子牛の上場頭数は宮古が通常の500頭を大幅に上回る734頭(12カ月齢超過牛含む)、多良間で230頭(同)を予定している。
宮古の上場牛のうち約70頭が2カ月の間に、輸送費補助(1頭当たり1万9500円)の対象となる12カ月齢を超過。同牛についてはは、価格への影響が懸念されている。
県とJAおきなわは、宮崎県での口蹄疫拡大を受け、5月競りの中止を4月30日に決定。6月競りも広がりが収まらないため、中止となった。
宮古家畜保健衛生所(慶留間智厚所長)は、防疫を徹底し競り再開に備えるため▽牛舎の一斉消毒▽踏み込み消毒槽設置▽消石灰(消毒薬)配布▽宮古空港、平良港に消毒マット設置▽平良港に車両消毒ヤード設置▽宮古と多良間の家畜市場に消毒ゲート設置-などの対策を取ってきた。
今回、宮崎県で沈静化し防疫体制も整い、農家の強い要望もあることから競り再開となった。
宮古と多良間を合わせた2カ月間の競り販売額はだいたい4億6000万円。
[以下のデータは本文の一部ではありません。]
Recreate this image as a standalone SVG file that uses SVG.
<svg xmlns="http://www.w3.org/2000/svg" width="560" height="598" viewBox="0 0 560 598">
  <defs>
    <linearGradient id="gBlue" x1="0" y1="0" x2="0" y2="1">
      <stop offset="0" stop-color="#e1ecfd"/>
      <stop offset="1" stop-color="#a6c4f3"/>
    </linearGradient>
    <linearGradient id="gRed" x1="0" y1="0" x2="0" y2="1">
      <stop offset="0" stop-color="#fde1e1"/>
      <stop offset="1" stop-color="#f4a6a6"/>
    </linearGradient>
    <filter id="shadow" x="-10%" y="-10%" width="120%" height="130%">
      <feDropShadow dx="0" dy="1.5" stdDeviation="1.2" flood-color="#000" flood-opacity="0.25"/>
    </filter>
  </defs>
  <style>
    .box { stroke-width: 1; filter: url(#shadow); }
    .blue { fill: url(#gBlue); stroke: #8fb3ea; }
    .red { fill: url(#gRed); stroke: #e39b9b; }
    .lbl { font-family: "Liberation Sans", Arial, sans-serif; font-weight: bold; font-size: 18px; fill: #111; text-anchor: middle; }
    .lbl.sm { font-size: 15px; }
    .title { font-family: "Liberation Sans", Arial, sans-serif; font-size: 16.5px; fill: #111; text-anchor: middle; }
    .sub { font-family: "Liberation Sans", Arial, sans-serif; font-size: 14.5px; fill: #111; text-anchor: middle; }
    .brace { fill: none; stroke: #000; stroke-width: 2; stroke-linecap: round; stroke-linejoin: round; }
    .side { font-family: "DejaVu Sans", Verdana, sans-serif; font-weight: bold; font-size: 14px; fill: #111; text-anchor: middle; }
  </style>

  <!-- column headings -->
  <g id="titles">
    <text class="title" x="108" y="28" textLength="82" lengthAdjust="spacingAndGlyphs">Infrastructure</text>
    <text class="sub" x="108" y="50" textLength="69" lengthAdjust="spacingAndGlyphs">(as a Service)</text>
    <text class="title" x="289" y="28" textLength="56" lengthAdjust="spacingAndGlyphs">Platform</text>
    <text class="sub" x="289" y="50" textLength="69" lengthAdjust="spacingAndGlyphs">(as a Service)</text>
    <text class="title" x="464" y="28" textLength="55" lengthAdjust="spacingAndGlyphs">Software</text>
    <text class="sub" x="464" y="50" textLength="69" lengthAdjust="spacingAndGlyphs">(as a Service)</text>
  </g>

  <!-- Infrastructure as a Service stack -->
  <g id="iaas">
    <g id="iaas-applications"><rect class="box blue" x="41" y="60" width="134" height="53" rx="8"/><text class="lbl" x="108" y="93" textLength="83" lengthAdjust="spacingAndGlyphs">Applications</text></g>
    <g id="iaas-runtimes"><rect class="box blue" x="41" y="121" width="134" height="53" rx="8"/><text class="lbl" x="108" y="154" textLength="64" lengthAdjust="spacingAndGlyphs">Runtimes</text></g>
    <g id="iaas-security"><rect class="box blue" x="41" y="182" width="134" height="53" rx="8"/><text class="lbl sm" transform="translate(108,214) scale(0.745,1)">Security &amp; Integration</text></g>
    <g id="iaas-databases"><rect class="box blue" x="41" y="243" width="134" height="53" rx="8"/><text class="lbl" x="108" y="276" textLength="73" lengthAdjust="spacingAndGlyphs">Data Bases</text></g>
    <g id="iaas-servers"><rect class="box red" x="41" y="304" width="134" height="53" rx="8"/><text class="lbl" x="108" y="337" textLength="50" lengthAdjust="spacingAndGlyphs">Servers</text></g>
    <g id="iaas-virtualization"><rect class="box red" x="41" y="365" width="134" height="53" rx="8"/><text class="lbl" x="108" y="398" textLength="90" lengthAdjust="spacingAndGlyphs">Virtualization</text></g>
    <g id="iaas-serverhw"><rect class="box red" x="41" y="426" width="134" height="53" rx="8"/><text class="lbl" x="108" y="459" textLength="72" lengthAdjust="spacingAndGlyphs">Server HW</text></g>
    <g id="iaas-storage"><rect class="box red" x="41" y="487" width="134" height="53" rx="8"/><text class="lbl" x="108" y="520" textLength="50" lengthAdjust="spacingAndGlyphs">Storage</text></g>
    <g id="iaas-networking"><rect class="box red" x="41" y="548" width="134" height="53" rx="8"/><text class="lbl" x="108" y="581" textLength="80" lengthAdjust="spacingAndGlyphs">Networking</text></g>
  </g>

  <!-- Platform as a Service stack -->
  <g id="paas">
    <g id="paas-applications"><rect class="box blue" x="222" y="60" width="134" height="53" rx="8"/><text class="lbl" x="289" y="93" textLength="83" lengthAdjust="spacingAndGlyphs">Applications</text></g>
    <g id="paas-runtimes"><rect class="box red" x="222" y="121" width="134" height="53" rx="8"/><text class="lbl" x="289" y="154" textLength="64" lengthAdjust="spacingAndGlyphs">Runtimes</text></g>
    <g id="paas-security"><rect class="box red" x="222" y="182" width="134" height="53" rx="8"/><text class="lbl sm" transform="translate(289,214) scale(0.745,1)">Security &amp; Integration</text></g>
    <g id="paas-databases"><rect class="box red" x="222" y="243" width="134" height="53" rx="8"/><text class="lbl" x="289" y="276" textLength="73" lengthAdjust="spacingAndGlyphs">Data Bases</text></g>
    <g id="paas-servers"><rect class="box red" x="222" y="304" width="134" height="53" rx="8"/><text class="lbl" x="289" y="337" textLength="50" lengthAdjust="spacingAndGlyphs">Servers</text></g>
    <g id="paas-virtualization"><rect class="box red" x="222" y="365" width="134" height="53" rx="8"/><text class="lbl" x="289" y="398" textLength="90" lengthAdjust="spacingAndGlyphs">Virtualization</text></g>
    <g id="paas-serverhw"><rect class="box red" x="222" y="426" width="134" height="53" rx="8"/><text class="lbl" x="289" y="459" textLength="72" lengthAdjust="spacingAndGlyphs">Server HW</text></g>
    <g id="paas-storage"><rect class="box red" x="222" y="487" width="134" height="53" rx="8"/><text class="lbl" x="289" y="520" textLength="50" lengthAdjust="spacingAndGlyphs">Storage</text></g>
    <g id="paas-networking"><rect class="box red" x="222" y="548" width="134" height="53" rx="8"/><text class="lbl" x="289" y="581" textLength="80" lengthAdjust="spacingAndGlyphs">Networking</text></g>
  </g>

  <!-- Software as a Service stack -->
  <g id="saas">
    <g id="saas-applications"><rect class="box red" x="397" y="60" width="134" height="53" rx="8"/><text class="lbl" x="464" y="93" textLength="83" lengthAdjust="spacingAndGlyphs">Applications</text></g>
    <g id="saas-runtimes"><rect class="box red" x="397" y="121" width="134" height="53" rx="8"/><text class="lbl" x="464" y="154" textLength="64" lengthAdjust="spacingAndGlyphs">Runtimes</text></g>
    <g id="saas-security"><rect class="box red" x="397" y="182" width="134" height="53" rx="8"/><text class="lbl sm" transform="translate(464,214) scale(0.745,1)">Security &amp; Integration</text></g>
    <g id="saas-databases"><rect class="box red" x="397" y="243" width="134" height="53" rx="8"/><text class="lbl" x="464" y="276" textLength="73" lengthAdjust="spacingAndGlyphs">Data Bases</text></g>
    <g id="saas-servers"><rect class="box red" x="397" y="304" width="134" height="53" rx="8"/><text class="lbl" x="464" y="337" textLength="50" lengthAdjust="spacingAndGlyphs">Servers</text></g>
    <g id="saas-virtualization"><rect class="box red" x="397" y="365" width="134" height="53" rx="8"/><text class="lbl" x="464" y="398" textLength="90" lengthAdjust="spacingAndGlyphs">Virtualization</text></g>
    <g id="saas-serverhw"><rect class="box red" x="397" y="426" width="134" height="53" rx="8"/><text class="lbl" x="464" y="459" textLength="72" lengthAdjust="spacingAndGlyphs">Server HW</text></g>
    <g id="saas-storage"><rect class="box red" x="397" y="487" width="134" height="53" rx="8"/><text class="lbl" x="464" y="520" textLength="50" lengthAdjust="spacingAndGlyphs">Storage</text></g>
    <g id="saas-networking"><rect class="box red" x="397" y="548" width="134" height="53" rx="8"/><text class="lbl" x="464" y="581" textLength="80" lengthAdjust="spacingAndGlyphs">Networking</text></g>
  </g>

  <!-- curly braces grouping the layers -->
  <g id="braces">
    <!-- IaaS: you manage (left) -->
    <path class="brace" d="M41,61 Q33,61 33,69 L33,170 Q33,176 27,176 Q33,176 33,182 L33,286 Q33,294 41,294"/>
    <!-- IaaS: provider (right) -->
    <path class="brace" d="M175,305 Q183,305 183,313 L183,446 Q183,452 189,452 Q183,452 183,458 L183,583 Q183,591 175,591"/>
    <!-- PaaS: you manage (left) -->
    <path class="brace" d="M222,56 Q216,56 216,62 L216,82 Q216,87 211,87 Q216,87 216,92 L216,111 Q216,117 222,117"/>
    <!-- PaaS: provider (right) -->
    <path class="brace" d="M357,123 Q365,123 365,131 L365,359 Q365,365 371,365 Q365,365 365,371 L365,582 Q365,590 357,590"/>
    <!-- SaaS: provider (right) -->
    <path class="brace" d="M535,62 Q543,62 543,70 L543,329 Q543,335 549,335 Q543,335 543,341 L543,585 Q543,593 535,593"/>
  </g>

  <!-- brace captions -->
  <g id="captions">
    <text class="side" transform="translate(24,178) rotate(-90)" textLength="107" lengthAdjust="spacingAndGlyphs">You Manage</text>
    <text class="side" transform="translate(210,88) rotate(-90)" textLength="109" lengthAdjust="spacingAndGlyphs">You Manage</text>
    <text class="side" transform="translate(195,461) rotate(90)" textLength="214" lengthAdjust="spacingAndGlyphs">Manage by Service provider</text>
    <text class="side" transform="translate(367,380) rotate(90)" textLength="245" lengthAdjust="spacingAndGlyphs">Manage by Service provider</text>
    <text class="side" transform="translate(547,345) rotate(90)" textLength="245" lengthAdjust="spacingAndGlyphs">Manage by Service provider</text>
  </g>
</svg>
これからJA仮渡し金の約6000万円を差し引いた4億円が農家に入らず、特に専業農家は苦境に立たされた。
城辺の下地範昭さんは、飼養規模160頭の大規模農家。月に60~70万円の餌代や生活費、子どもへの仕送りに充てる収入がなく、200万円借り入れてしのいだ。「何はともあれ、再開できて良かった」と胸をなで下ろす。
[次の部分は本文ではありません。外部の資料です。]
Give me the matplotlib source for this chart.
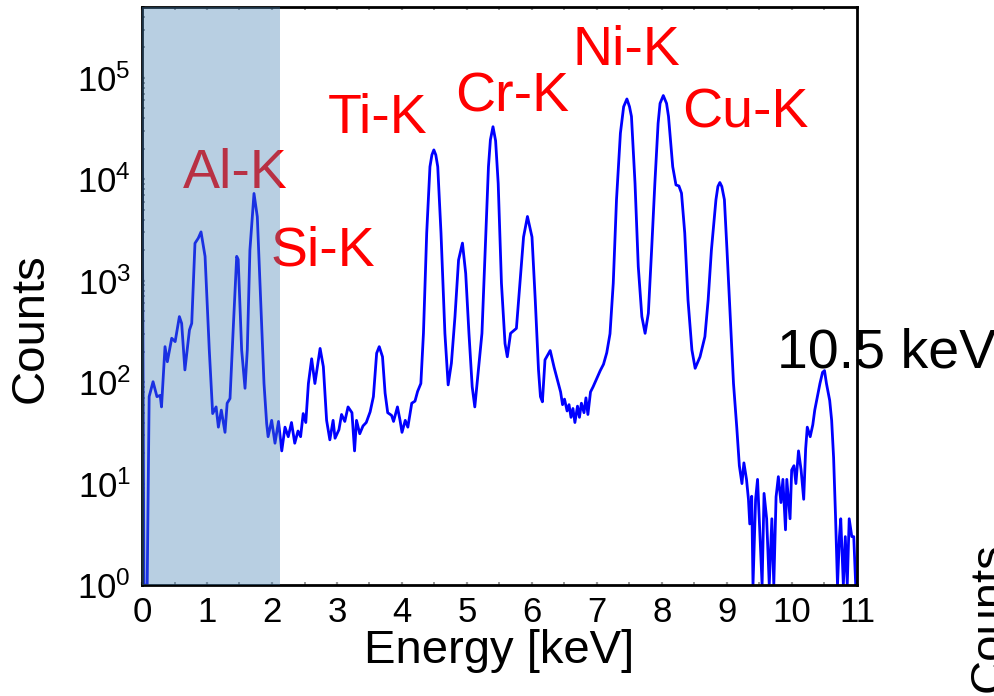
import matplotlib as mpl
mpl.use('Agg')
import matplotlib.pyplot as plt
import numpy as np

# spectrum (energy in keV, counts)
energy = [0.00, 0.03, 0.08, 0.11, 0.17, 0.23, 0.28, 0.30, 0.354, 0.39, 0.457, 0.51,
          0.575, 0.61, 0.66, 0.73, 0.765, 0.815, 0.866, 0.908, 0.97, 1.035, 1.087,
          1.14, 1.175, 1.22, 1.277, 1.31, 1.354, 1.405, 1.457, 1.48, 1.533, 1.585,
          1.62, 1.66, 1.723, 1.774, 1.826, 1.877, 1.918, 1.94, 1.995, 2.046, 2.10,
          2.15, 2.20, 2.25, 2.30, 2.35, 2.40, 2.44, 2.48, 2.52, 2.56, 2.61, 2.66,
          2.74, 2.79, 2.84, 2.89, 2.94, 2.97, 3.03, 3.07, 3.12, 3.17, 3.23, 3.27,
          3.30, 3.35, 3.40, 3.45, 3.51, 3.56, 3.61, 3.65, 3.70, 3.74, 3.78, 3.84,
          3.87, 3.93, 3.97, 4.00, 4.05, 4.09, 4.15, 4.20, 4.24, 4.29, 4.33, 4.38,
          4.43, 4.46, 4.49, 4.52, 4.55, 4.60, 4.66, 4.71, 4.76, 4.815, 4.87, 4.93,
          4.98, 5.03, 5.08, 5.12, 5.17, 5.23, 5.28, 5.33, 5.36, 5.40, 5.44, 5.48,
          5.53, 5.585, 5.62, 5.67, 5.76, 5.815, 5.87, 5.93, 6.00, 6.05, 6.10, 6.13,
          6.16, 6.20, 6.28, 6.34, 6.40, 6.44, 6.47, 6.50, 6.54, 6.57, 6.60, 6.63,
          6.66, 6.70, 6.73, 6.76, 6.80, 6.83, 6.86, 6.90, 6.94, 7.00, 7.05, 7.10,
          7.15, 7.20, 7.25, 7.30, 7.36, 7.41, 7.46, 7.50, 7.53, 7.585, 7.635, 7.69,
          7.74, 7.79, 7.84, 7.89, 7.94, 7.97, 8.02, 8.07, 8.10, 8.165, 8.215, 8.26,
          8.30, 8.35, 8.40, 8.46, 8.51, 8.585, 8.66, 8.71, 8.76, 8.83, 8.86, 8.89,
          8.92, 8.96, 9.00, 9.05, 9.10, 9.15, 9.19, 9.23, 9.26, 9.30, 9.33, 9.35,
          9.38, 9.40, 9.44, 9.47, 9.50, 9.54, 9.57, 9.61, 9.65, 9.69, 9.72, 9.755,
          9.79, 9.83, 9.86, 9.90, 9.92, 9.97, 9.995, 10.03, 10.06, 10.10, 10.14,
          10.18, 10.21, 10.235, 10.28, 10.32, 10.35, 10.39, 10.43, 10.47, 10.50,
          10.53, 10.58, 10.61, 10.64, 10.67, 10.70, 10.73, 10.75, 10.79, 10.82,
          10.85, 10.88, 10.92, 10.95, 10.98]
counts = [40000, 1, 1, 72, 101, 72, 74, 57, 224, 159, 271, 251,
          443, 380, 132, 327, 380, 2340, 2630, 3030, 1740, 208, 49,
          57, 36, 53, 32, 62, 69, 353, 1740, 1620, 208, 87,
          208, 2000, 7250, 4270, 646, 97, 39, 29, 42, 25, 41,
          21, 36, 29, 40, 25, 33, 29, 49, 40, 97, 170, 97,
          215, 142, 42, 27, 42, 28, 34, 48, 41, 57, 50, 21,
          42, 31, 37, 40, 51, 72, 193, 224, 178, 78, 50, 47,
          41, 57, 42, 32, 42, 36, 62, 65, 81, 97, 303, 2950,
          13300, 17400, 19500, 17400, 13300, 2950, 303, 94, 154, 443, 1600, 2350,
          1180, 303, 90, 57, 123, 303, 2000, 13300, 24500, 33000, 24000, 9100,
          944, 240, 178, 303, 339, 944, 2700, 4300, 2700, 646, 132, 72,
          64, 166, 205, 140, 100, 80, 60, 68, 52, 60, 45, 55,
          40, 58, 45, 62, 50, 70, 48, 80, 90, 110, 130, 150,
          195, 300, 944, 6300, 28500, 52000, 62000, 52000, 41700, 9100, 1380, 443,
          303, 478, 2000, 9100, 35600, 56000, 67000, 56000, 41700, 13300, 8800, 8600,
          7300, 2950, 646, 208, 137, 178, 281, 646, 2000, 6300, 8500, 9300,
          8500, 6300, 2000, 443, 97, 36, 15, 10, 16, 11, 7, 4,
          7.5, 1, 7, 11, 4, 1, 8, 4.5, 1, 4.5, 1, 7.4,
          11.7, 6.5, 11, 3.5, 11, 4.5, 13.6, 15, 10, 21, 13.6,
          7, 22, 36, 29, 38, 53, 72, 97, 125, 130,
          97, 66, 42, 18, 4.7, 1, 3, 4.5, 1, 3,
          1, 4.5, 3, 3, 1]

# peak labels: text, energy of left edge, counts at baseline, colour
label_text = ['Al-K', 'Si-K', 'Ti-K', 'Cr-K', 'Ni-K', 'Cu-K', '10.5 keV']
label_x = [0.63, 1.97, 2.86, 4.82, 6.63, 8.31, 9.77]
label_y = [8230, 1400, 28700, 46200, 134000, 32100, 138]
label_color = ['red', 'red', 'red', 'red', 'red', 'red', 'black']

shade_lo, shade_hi = 0.0, 2.13

plt.rcParams['font.family'] = ['Liberation Sans', 'DejaVu Sans']
plt.rcParams['mathtext.fontset'] = 'custom'
plt.rcParams['mathtext.rm'] = 'Liberation Sans'
plt.rcParams['mathtext.it'] = 'Liberation Sans:italic'
plt.rcParams['mathtext.bf'] = 'Liberation Sans:bold'

fig = plt.figure(figsize=(9.94, 6.96), dpi=100)
ax = fig.add_axes([142/994, 1 - 585/696, 715/994, 578/696])

ax.plot(energy, counts, color='#0000ff', lw=2.0, zorder=2)

for t, x, y, c in zip(label_text, label_x, label_y, label_color):
    ax.text(x, y, t, color=c, fontsize=40, ha='left', va='baseline',
            clip_on=False, zorder=3)

# shaded window drawn over the line and the labels
ax.axvspan(shade_lo, shade_hi, color='steelblue', alpha=0.38, lw=0, zorder=4)

ax.set_yscale('log')
ax.set_xlim(0, 11)
ax.set_ylim(1, 5e5)
ax.set_xticks(range(0, 12))
ax.set_xticks(np.arange(0.5, 11, 1.0), minor=True)

ax.tick_params(axis='both', which='both', direction='in', labelsize=25)
ax.tick_params(axis='x', which='major', length=8, width=1.6, pad=8)
ax.tick_params(axis='x', which='minor', length=4, width=1.4)
ax.tick_params(axis='y', which='major', length=8, width=1.6, pad=8)
ax.tick_params(axis='y', which='minor', length=4.5, width=1.4)
ax.tick_params(top=True, which='both', length=2.5, color='#999999')

for s in ax.spines.values():
    s.set_linewidth(2)

ax.set_xlabel('Energy [keV]', fontsize=34, labelpad=0)
ax.set_ylabel('Counts', fontsize=34)
ax.yaxis.set_label_coords(-0.125, 0.445)

# ylabel of the neighbouring panel, cut by the right edge
fig.text(968/994, 1 - 692/696, 'Counts', fontsize=34, rotation=90,
         ha='left', va='bottom')

fig.savefig('out.png', dpi=100)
荷川取広明さんも飼養規模105頭の大規模農家。飼料代や農協有牛の割賦支払いは待ってもらった。子牛が次々に生まれるため、牛舎が手狭になったという。「価格以前に、競りが開かれることにほっとしている。毎月開かれる競りのありがたさを実感した」と話す。
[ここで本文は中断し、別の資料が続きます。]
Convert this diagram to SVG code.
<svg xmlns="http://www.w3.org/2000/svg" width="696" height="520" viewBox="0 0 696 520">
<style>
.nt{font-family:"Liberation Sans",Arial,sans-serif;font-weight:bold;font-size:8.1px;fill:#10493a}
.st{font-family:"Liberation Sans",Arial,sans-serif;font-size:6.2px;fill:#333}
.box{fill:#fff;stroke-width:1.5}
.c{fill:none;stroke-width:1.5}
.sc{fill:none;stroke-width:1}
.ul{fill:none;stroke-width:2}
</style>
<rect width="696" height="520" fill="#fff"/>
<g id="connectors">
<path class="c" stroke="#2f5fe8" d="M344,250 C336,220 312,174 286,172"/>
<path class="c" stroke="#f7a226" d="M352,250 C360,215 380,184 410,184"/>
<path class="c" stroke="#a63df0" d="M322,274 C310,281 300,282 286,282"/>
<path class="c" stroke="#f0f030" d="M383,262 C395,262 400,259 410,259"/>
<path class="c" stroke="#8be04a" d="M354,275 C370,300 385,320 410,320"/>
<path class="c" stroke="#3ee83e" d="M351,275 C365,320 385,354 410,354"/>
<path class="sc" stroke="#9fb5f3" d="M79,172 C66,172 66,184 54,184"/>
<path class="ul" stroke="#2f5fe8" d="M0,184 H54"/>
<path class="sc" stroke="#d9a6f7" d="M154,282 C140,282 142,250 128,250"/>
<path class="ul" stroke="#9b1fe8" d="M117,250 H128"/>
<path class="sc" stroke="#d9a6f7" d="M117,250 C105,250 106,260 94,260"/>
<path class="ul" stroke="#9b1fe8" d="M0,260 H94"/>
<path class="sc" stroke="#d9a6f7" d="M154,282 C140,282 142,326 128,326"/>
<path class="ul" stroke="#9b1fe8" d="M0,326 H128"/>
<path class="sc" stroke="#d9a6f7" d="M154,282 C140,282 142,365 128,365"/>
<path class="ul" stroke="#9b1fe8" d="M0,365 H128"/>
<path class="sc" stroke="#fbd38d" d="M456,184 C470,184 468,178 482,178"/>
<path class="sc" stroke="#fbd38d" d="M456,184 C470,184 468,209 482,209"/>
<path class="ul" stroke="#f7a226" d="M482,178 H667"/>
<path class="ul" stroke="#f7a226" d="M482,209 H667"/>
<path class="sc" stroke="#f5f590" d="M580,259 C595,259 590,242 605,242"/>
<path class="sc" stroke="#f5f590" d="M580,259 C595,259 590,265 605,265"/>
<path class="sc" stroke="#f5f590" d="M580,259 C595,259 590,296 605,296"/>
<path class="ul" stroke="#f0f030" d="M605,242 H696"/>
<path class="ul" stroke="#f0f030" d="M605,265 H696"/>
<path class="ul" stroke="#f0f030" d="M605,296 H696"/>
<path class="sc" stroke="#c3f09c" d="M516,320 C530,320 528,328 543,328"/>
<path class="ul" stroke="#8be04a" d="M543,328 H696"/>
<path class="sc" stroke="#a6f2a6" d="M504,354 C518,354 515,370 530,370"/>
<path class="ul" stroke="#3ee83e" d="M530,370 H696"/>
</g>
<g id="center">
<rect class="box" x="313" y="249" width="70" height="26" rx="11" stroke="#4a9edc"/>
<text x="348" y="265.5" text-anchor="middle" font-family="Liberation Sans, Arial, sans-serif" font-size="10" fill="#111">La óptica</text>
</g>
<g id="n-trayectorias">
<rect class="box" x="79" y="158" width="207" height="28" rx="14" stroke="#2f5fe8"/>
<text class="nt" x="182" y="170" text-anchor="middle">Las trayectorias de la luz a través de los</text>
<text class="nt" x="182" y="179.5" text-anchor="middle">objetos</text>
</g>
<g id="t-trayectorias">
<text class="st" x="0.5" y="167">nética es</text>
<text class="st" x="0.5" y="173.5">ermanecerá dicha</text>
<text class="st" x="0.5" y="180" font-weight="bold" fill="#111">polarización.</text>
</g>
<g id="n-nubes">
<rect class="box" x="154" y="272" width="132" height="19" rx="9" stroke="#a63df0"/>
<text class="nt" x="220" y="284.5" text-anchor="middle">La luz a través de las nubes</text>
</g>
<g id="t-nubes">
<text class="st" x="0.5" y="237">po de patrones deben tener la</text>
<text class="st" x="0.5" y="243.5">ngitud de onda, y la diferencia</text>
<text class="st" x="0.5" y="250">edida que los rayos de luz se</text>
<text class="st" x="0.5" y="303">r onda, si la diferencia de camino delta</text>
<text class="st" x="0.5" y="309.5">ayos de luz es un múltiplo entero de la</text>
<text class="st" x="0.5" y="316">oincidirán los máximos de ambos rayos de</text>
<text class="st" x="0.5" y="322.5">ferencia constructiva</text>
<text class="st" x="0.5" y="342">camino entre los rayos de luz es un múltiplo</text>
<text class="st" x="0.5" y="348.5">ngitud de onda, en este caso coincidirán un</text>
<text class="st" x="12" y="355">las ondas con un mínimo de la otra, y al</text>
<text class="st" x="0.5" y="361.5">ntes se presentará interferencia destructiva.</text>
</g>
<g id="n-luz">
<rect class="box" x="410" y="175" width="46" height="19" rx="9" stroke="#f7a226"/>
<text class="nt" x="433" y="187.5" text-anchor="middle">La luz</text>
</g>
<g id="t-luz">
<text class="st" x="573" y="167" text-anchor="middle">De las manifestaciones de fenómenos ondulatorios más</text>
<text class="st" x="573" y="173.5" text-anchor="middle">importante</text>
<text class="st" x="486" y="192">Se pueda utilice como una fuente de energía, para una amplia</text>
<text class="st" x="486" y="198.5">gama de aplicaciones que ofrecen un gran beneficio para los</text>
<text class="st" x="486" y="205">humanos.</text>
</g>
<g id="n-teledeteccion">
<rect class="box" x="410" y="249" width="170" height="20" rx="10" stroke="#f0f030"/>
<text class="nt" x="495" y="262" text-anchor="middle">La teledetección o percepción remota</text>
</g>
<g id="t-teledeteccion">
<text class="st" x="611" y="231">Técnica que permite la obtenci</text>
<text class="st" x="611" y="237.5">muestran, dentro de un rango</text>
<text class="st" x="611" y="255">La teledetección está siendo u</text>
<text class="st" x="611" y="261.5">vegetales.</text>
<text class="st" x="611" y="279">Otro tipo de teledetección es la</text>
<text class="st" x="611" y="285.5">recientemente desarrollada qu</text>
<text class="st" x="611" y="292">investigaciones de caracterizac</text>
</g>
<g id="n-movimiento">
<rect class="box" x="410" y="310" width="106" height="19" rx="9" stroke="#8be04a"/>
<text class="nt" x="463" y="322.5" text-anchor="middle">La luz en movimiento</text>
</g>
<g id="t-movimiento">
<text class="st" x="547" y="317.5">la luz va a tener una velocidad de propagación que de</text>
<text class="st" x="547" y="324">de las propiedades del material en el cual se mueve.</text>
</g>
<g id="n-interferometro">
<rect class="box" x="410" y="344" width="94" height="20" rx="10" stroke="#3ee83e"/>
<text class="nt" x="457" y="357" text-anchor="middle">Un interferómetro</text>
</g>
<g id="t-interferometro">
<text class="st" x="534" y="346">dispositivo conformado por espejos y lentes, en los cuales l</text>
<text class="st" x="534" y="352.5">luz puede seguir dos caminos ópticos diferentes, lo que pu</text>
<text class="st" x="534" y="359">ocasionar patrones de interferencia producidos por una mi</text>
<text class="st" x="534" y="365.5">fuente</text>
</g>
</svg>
宮崎県の口蹄疫はまだ治まらず、今後、一層の防疫対策が求められている。慶留間所長は「競りが毎月開かれ、人や車が出入りするこれからが本番。気を緩めたらいけない」と呼び掛けている。
宮古の臨時競りは、17日にも予定されている。
行政とJAは、競りの中止を受け飼料の無償配布や助成、生活・運転資金の利子補給、購買者の旅費の一部助成などの支援に乗り出した。